Они все поужинали в восемь — вместе с Труус и Ванлоо их было одиннадцать человек. На стол накрывал слуга. Шелковые обои в столовой были темно-синего цвета, стол был покрыт камчатной скатертью. Были веджвуд,[75] серебряные приборы и высокие серебряные подсвечники, в которых горели длинные темно-синие свечи. Труус была чрезвычайно поражена, во-первых, вкусом Ванлоо, продемонстрированным в обстановке его дома — на стенах висели картины Мане и Ван Гога, Пикассо и Шагала (одни они стоили целое состояние). Во-вторых, хорошим воспитанием, грамотной речью и светскими манерами молодых людей. Они беседовали о Верлене — о его полном отказе от рифмы и стихотворного размера. Подчеркнутая музыкальность языка, сказала темноволосая молодая женщина, характерна для этого поэта, который способен переложить на мелодию языка любой нюанс душевного порыва.

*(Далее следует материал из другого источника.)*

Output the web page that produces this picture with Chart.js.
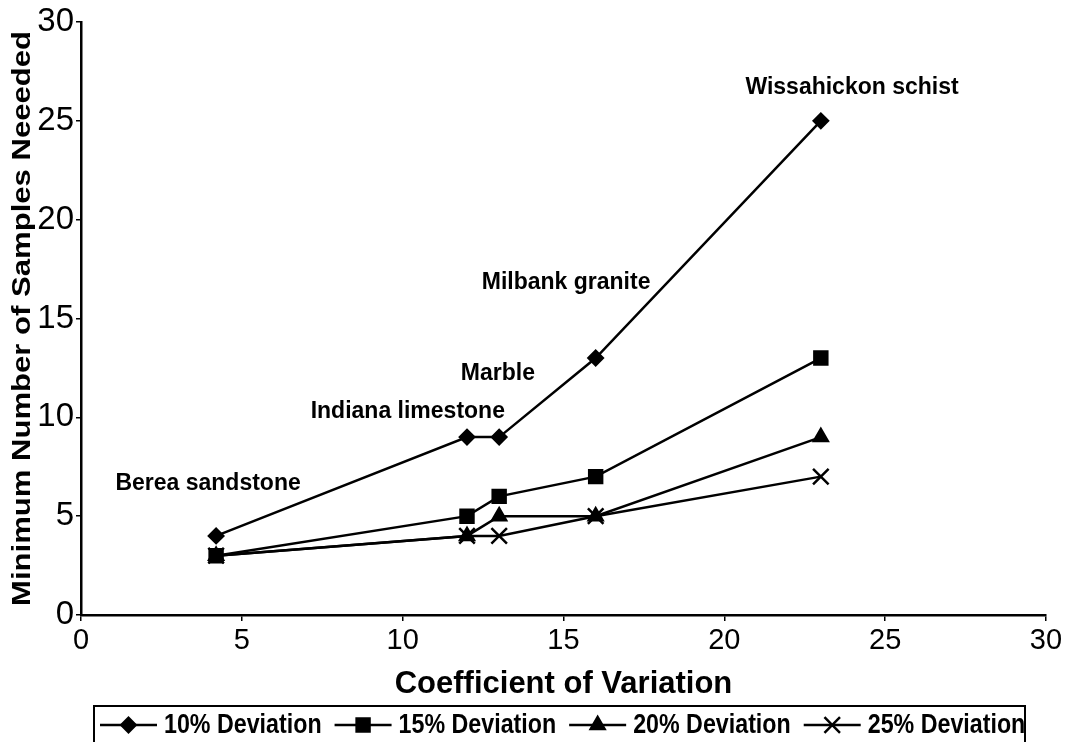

Все приняли участие в разговоре — кроме Труус и постоянно улыбающегося Ванлоо (к столу он вышел в пиджаке).
После трапезы общество разделилось, и молодые люди один за другим ненадолго исчезали вместе с Ванлоо. Труус заметила, что, когда они возвращались, глаза их были слегка затуманены, язык слегка заплетался. Труус посмотрела на Ванлоо. Тот кивнул головой и отвел ее в сторону:
— Да, вы верно заметили: сейчас они все под действием героина. Это и есть то, что я называю «ритуалом», — только героин даю им я, причем высшего качества, чтобы не вызвать нежелательных последствий. И только определенное количество в определенное время, всегда в одном и том же помещении и всегда в группе — так я наблюдал этот процесс в странах Востока.
— Но…
— Да?
— Но зачем вы это делаете? — спросила Труус. — Почему вы снабжаете этих молодых людей наркотиками?
— Потому что в нынешнее время всем молодым людям угрожает опасность необузданной, незаконной, ведущей к уголовщине и преступлениям наркомании — особенно здесь, в Берлине! С моим опытом и с моими деньгами я — в очень ограниченных рамках — могу вмешаться с превентивными целями, чтобы не дать ценной человеческой субстанции сорваться и погибнуть. Все эти люди полностью ориентируются на меня, поэтому с ними ничего не может случиться. Не смотрите на меня так скептически, Труус! Конечно, я делаю это совсем не из альтруистических побуждений! Я очень одинок и люблю, когда вокруг меня люди — умные, способные, культурные молодые люди…
39
— Эта история о трех мужчинах, которую я только что рассказал, милостивая сударыня, — сказал тот самый интересный студент, обращаясь к Труус, — старое персидское сказание. Оно содержит одномерное, ложное понимание того, как действуют наркотики, которые принимают для наслаждения или развлечения.
— А какое же представление правильное? — спросила Труус.
— Возьмите какую-нибудь самую обычную компанию с коктейлями, — сказала очень красивая девушка. Ее глаза тоже были влажными, движения — замедленными, а голос — не очень разборчивым. — Представьте себе, что все присутствующие на этой вечеринке приблизительно одного возраста, одного веса, что примерно в одно и то же время они выпили одинаковое количество алкоголя, то есть приняли одинаковый объем наркотика. Вы, конечно, понимаете, что все эти люди будут вести себя совершенно по-разному, не правда ли? Один станет агрессивным, другой будет находиться в состоянии от пассивного до сонного, третий или третья будут сексуально возбуждены, а по остальным нельзя будет определить, что они вообще пили!